My Mother, Beatrice Love Kaukonen, passed away on May 8th, 1998… on Mother’s Day sometime around one PM. My brother and I had just gone to town to get her a bouquet of flowers and she picked this moment to slip away. She was fortunate to be able to die at home and I was fortunate to be able to be there with my Brother for her last days. When I returned to Ohio after her passing, I had with me her two kittens, Mimi The Cat and Doodie. Shortly after returning to Hillside Farm, Doodie took to the hills. I like the thought of him hopping a freight over in Carpenter with a bindlestiff over his shoulder. The country life was not for him.

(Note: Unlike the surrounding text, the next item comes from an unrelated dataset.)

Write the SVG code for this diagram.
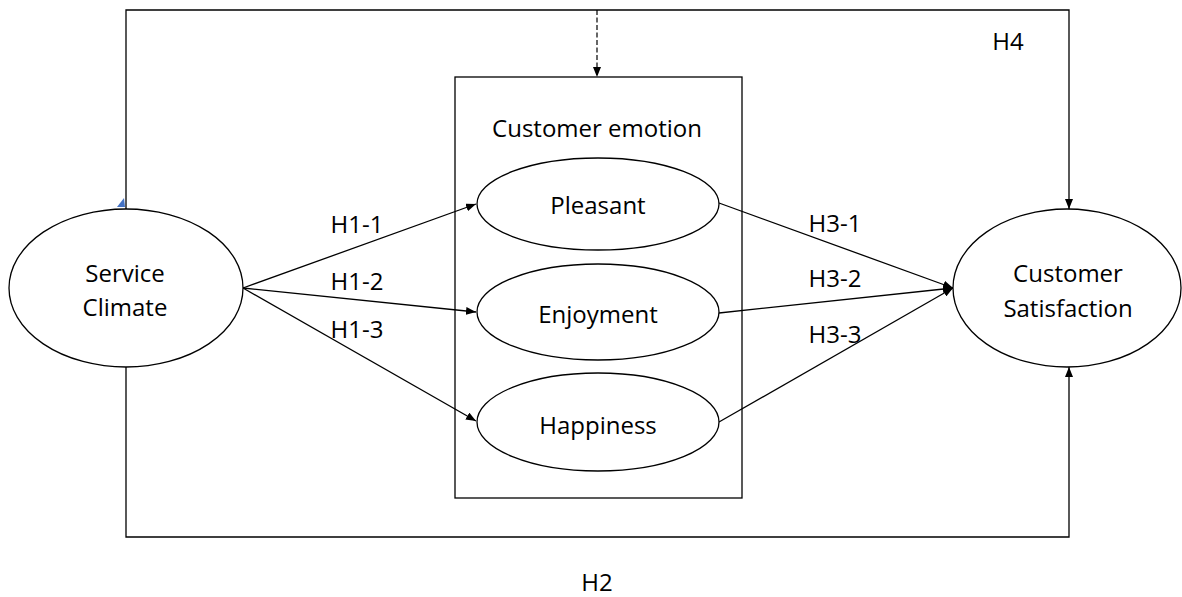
<svg xmlns="http://www.w3.org/2000/svg" width="1182" height="597" viewBox="0 0 1182 597">
<defs>
<marker id="arr" viewBox="0 0 10 8" refX="10" refY="4" markerWidth="10" markerHeight="8" markerUnits="userSpaceOnUse" orient="auto">
<path d="M0,0 L10,4 L0,8 z" fill="#000"/>
</marker>
</defs>
<style>
.node{fill:#fff;stroke:#000;stroke-width:1.3}
.box{fill:none;stroke:#000;stroke-width:1.3}
.t{font-family:"Open Sans","Noto Sans","DejaVu Sans",sans-serif;font-size:24px;fill:#000;text-anchor:middle}
.c{fill:none;stroke:#000;stroke-width:1.3}
.d{fill:none;stroke:#000;stroke-width:1.2;stroke-dasharray:5 2.5}
</style>
<rect width="1182" height="597" fill="#fff"/>
<g id="emotion-box">
<rect class="box" x="455" y="77" width="287" height="421"/>
<text class="t" x="597" y="137">Customer emotion</text>
</g>
<g id="connectors">
<polyline class="c" points="126,209 126,10 1069,10 1069,209" marker-end="url(#arr)"/>
<line class="d" x1="597" y1="10" x2="597" y2="77" marker-end="url(#arr)"/>
<polyline class="c" points="126,367 126,537 1069,537 1069,367" marker-end="url(#arr)"/>
<line class="c" x1="243" y1="288" x2="476" y2="204" marker-end="url(#arr)"/>
<line class="c" x1="243" y1="288" x2="476" y2="312" marker-end="url(#arr)"/>
<line class="c" x1="243" y1="288" x2="476" y2="421" marker-end="url(#arr)"/>
<line class="c" x1="719" y1="203" x2="953" y2="288" marker-end="url(#arr)"/>
<line class="c" x1="719" y1="313" x2="953" y2="288" marker-end="url(#arr)"/>
<line class="c" x1="719" y1="422" x2="953" y2="288" marker-end="url(#arr)"/>
<path d="M117,207 L125,207 L124,198 z" fill="#4472C4"/>
<text class="t" x="357" y="233">H1-1</text>
<text class="t" x="357" y="290">H1-2</text>
<text class="t" x="357" y="338">H1-3</text>
<text class="t" x="835" y="232">H3-1</text>
<text class="t" x="835" y="287">H3-2</text>
<text class="t" x="835" y="343">H3-3</text>
<text class="t" x="1008" y="50">H4</text>
<text class="t" x="597" y="591">H2</text>
</g>
<g id="service-climate">
<ellipse class="node" cx="126" cy="288" rx="117" ry="79"/>
<text class="t" x="125" y="282">Service</text>
<text class="t" x="125" y="316">Climate</text>
</g>
<g id="pleasant">
<ellipse class="node" cx="598" cy="204" rx="121" ry="46"/>
<text class="t" x="598" y="214">Pleasant</text>
</g>
<g id="enjoyment">
<ellipse class="node" cx="598" cy="312" rx="121" ry="48"/>
<text class="t" x="598" y="323">Enjoyment</text>
</g>
<g id="happiness">
<ellipse class="node" cx="598" cy="422" rx="121" ry="49"/>
<text class="t" x="598" y="434">Happiness</text>
</g>
<g id="customer-satisfaction">
<ellipse class="node" cx="1067" cy="288" rx="114" ry="79"/>
<text class="t" x="1068" y="282">Customer</text>
<text class="t" x="1068" y="317">Satisfaction</text>
</g>
</svg>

It was, however, for Mimi. At the time, we had three full grown English Bull Terriers, A Chihuahua, and Jack Russell/beagle mix and a micro terrier of some sort. She joined the gang and ruled the roost for the next thirteen years. Bruce Wagman gave those cats to Mom, and in a way they helped occupy her life in the year she lived after Dad passed.

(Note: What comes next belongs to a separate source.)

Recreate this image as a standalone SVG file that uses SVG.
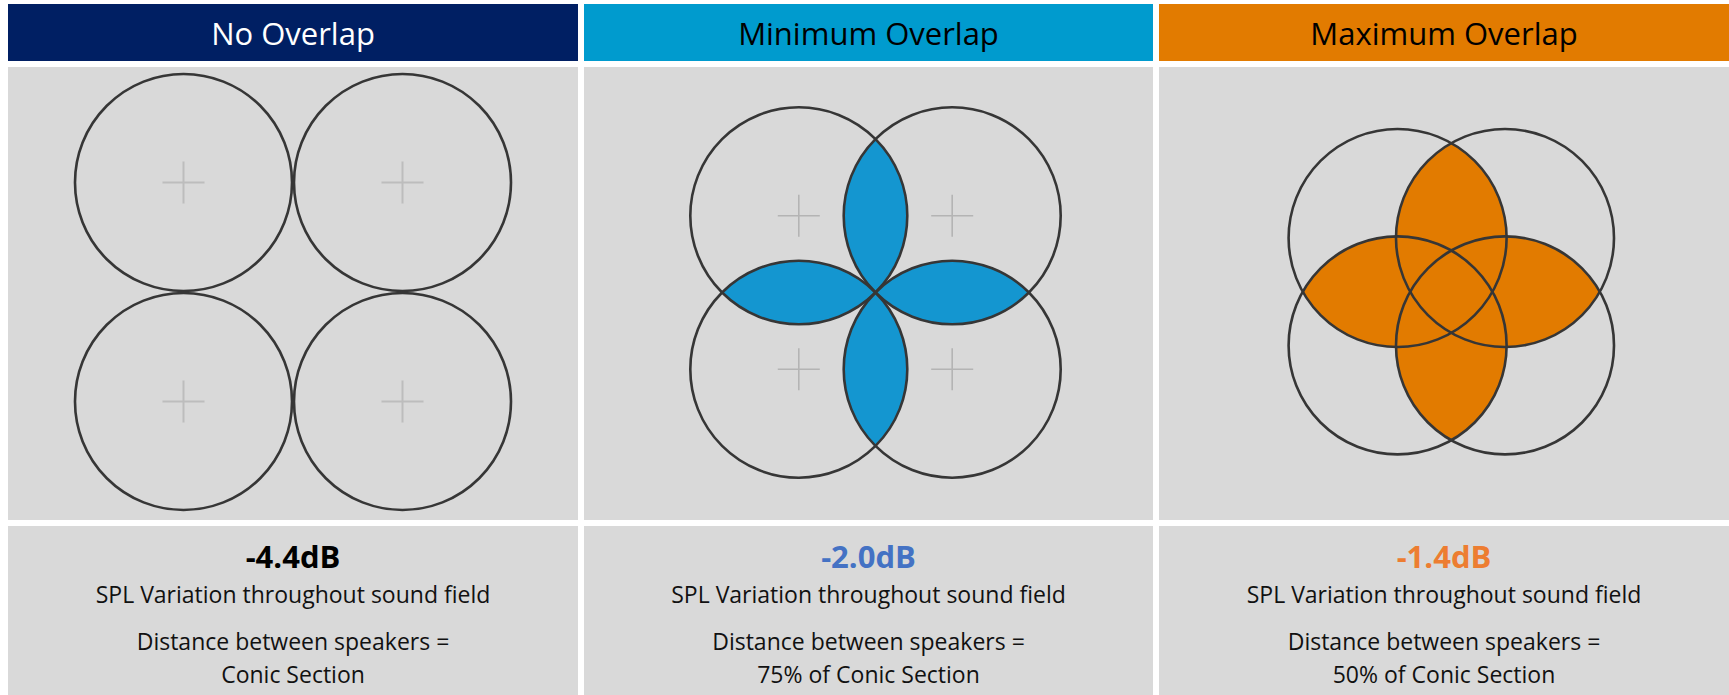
<svg xmlns="http://www.w3.org/2000/svg" xmlns:xlink="http://www.w3.org/1999/xlink" width="1729" height="695" viewBox="0 0 1729 695">
  <style>
    .hdr { font-family: "Open Sans", "DejaVu Sans", sans-serif; font-size: 31px; text-anchor: middle; }
    .body { fill: #D9D9D9; }
    .ring { fill: none; stroke: #363636; stroke-width: 2.6; }
    .cross { fill: none; stroke: #BDBDBD; stroke-width: 2; }
    .db { font-family: "Open Sans", "DejaVu Sans", sans-serif; font-size: 31px; font-weight: bold; text-anchor: middle; }
    .note { font-family: "Open Sans", "DejaVu Sans", sans-serif; font-size: 23px; fill: #111111; text-anchor: middle; }
  </style>
  <defs>
    <path id="cross" d="M-21 0H21M0-21V21"/>
    <!-- clip regions for the overlap lenses, minimum overlap layout -->
    <clipPath id="m-tl"><circle cx="798.8" cy="215.8" r="108.5"/></clipPath>
    <clipPath id="m-tr"><circle cx="952.2" cy="215.8" r="108.5"/></clipPath>
    <clipPath id="m-bl"><circle cx="798.8" cy="369.2" r="108.5"/></clipPath>
    <!-- clip regions for the overlap lenses, maximum overlap layout -->
    <clipPath id="x-tl"><circle cx="1397.6" cy="238" r="109"/></clipPath>
    <clipPath id="x-tr"><circle cx="1505" cy="238" r="109"/></clipPath>
    <clipPath id="x-bl"><circle cx="1397.6" cy="345.4" r="109"/></clipPath>
  </defs>

  <rect width="1729" height="695" fill="#FFFFFF"/>

  <!-- Column 1: no overlap -->
  <g id="panel-no-overlap">
    <rect x="8" y="4" width="570" height="57" fill="#001F63"/>
    <text class="hdr" x="293" y="45" fill="#FFFFFF">No Overlap</text>
    <rect class="body" x="8" y="67" width="570" height="453"/>
    <g class="cross">
      <use href="#cross" x="183.5" y="182.5"/>
      <use href="#cross" x="402.5" y="182.5"/>
      <use href="#cross" x="183.5" y="401.5"/>
      <use href="#cross" x="402.5" y="401.5"/>
    </g>
    <circle class="ring" cx="183.5" cy="182.5" r="108.5"/>
    <circle class="ring" cx="402.5" cy="182.5" r="108.5"/>
    <circle class="ring" cx="183.5" cy="401.5" r="108.5"/>
    <circle class="ring" cx="402.5" cy="401.5" r="108.5"/>
    <rect class="body" x="8" y="526" width="570" height="169"/>
    <text class="db" x="293" y="568" fill="#000000">-4.4dB</text>
    <text class="note" x="293" y="603">SPL Variation throughout sound field</text>
    <text class="note" x="293" y="650">Distance between speakers =</text>
    <text class="note" x="293" y="683">Conic Section</text>
  </g>

  <!-- Column 2: minimum overlap -->
  <g id="panel-minimum-overlap">
    <rect x="584" y="4" width="569" height="57" fill="#009BCE"/>
    <text class="hdr" x="868.5" y="45" fill="#000000">Minimum Overlap</text>
    <rect class="body" x="584" y="67" width="569" height="453"/>
    <g class="cross" style="stroke:#B4B4B4;stroke-width:1.6">
      <use href="#cross" x="798.8" y="215.8"/>
      <use href="#cross" x="952.2" y="215.8"/>
      <use href="#cross" x="798.8" y="369.2"/>
      <use href="#cross" x="952.2" y="369.2"/>
    </g>
    <g fill="#1496D0">
      <circle cx="952.2" cy="215.8" r="108.5" clip-path="url(#m-tl)"/>
      <circle cx="798.8" cy="369.2" r="108.5" clip-path="url(#m-tl)"/>
      <circle cx="952.2" cy="369.2" r="108.5" clip-path="url(#m-tr)"/>
      <circle cx="952.2" cy="369.2" r="108.5" clip-path="url(#m-bl)"/>
    </g>
    <circle class="ring" cx="798.8" cy="215.8" r="108.5"/>
    <circle class="ring" cx="952.2" cy="215.8" r="108.5"/>
    <circle class="ring" cx="798.8" cy="369.2" r="108.5"/>
    <circle class="ring" cx="952.2" cy="369.2" r="108.5"/>
    <rect class="body" x="584" y="526" width="569" height="169"/>
    <text class="db" x="868.5" y="568" fill="#4472C4">-2.0dB</text>
    <text class="note" x="868.5" y="603">SPL Variation throughout sound field</text>
    <text class="note" x="868.5" y="650">Distance between speakers =</text>
    <text class="note" x="868.5" y="683">75% of Conic Section</text>
  </g>

  <!-- Column 3: maximum overlap -->
  <g id="panel-maximum-overlap">
    <rect x="1159" y="4" width="570" height="57" fill="#E27B00"/>
    <text class="hdr" x="1444" y="45" fill="#000000">Maximum Overlap</text>
    <rect class="body" x="1159" y="67" width="570" height="453"/>
    <g class="cross">
      <use href="#cross" x="1397.6" y="238"/>
      <use href="#cross" x="1505" y="238"/>
      <use href="#cross" x="1397.6" y="345.4"/>
      <use href="#cross" x="1505" y="345.4"/>
    </g>
    <!-- every area covered by two or more circles is filled -->
    <g fill="#E27B00">
      <circle cx="1505" cy="238" r="109" clip-path="url(#x-tl)"/>
      <circle cx="1397.6" cy="345.4" r="109" clip-path="url(#x-tl)"/>
      <circle cx="1505" cy="345.4" r="109" clip-path="url(#x-tl)"/>
      <circle cx="1505" cy="345.4" r="109" clip-path="url(#x-tr)"/>
      <circle cx="1397.6" cy="345.4" r="109" clip-path="url(#x-tr)"/>
      <circle cx="1505" cy="345.4" r="109" clip-path="url(#x-bl)"/>
    </g>
    <circle class="ring" cx="1397.6" cy="238" r="109"/>
    <circle class="ring" cx="1505" cy="238" r="109"/>
    <circle class="ring" cx="1397.6" cy="345.4" r="109"/>
    <circle class="ring" cx="1505" cy="345.4" r="109"/>
    <rect class="body" x="1159" y="526" width="570" height="169"/>
    <text class="db" x="1444" y="568" fill="#ED7D31">-1.4dB</text>
    <text class="note" x="1444" y="603">SPL Variation throughout sound field</text>
    <text class="note" x="1444" y="650">Distance between speakers =</text>
    <text class="note" x="1444" y="683">50% of Conic Section</text>
  </g>
</svg>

Animals come and go here at Hillside Farm. Cats in the woods know that the good buffet is here at our place and we have had as many as six regular dinner guests at a time. Over the last couple of months, Mimi was aging rapidly… losing weight… just getting, well, old. She used to like to sleep on the hood of my Jeep when I came home. When I would get ready to drive out, she would hop off, give me an affirmative nod and head for the back porch and a sofa she particularly liked. Anyway, she was on my hood a couple of days ago and when I got ready to drive, she wouldn’t jump. I stopped the car and gently took her off the hood and put her on the grass. She looked into my eyes and didn’t move as I drove over to the Fur Peace Ranch. Later that night when I got home, I found that she had gone to sleep under another car with her head under the wheel. This was so unlike that queen of survivors that it almost seemed architected. This was one moment she did not survive.
It was hard to imagine that after all these years with us that she was finally gone. Coyotes couldn’t get her, she hissed at racoons… It was just her time. I got up early the next day and dug her grave.

Vanessa gently wrapped her in one of my Mother’s old cloths and I lovingly carried her to to her final resting place.

I put her on the hillside overlooking Izze’s swing set and the porch where she loved to sun herself. What an excellent cat she was!

The night before, after the accident… Vanessa came into the kitchen and on the floor out of nowhere, was a picture of me as a kid. Mimi channeling Mom? Coincidence? Who knows? Mimi… The Cat, was the greatest. We’ll miss her and this passing closes another one of life’s chapters. Mimi is survived by Eli… The Dog, and Zami… a fine cat in his own right.
Mimi has found her Door Into Summer where she now plays with Marlo, Zola, Vinnie, Glory, Napoleon, Hazel, Flauber and her other friends… perhaps Doodie is there too. She sits again on my Mother’s lap, looks up… and purrs!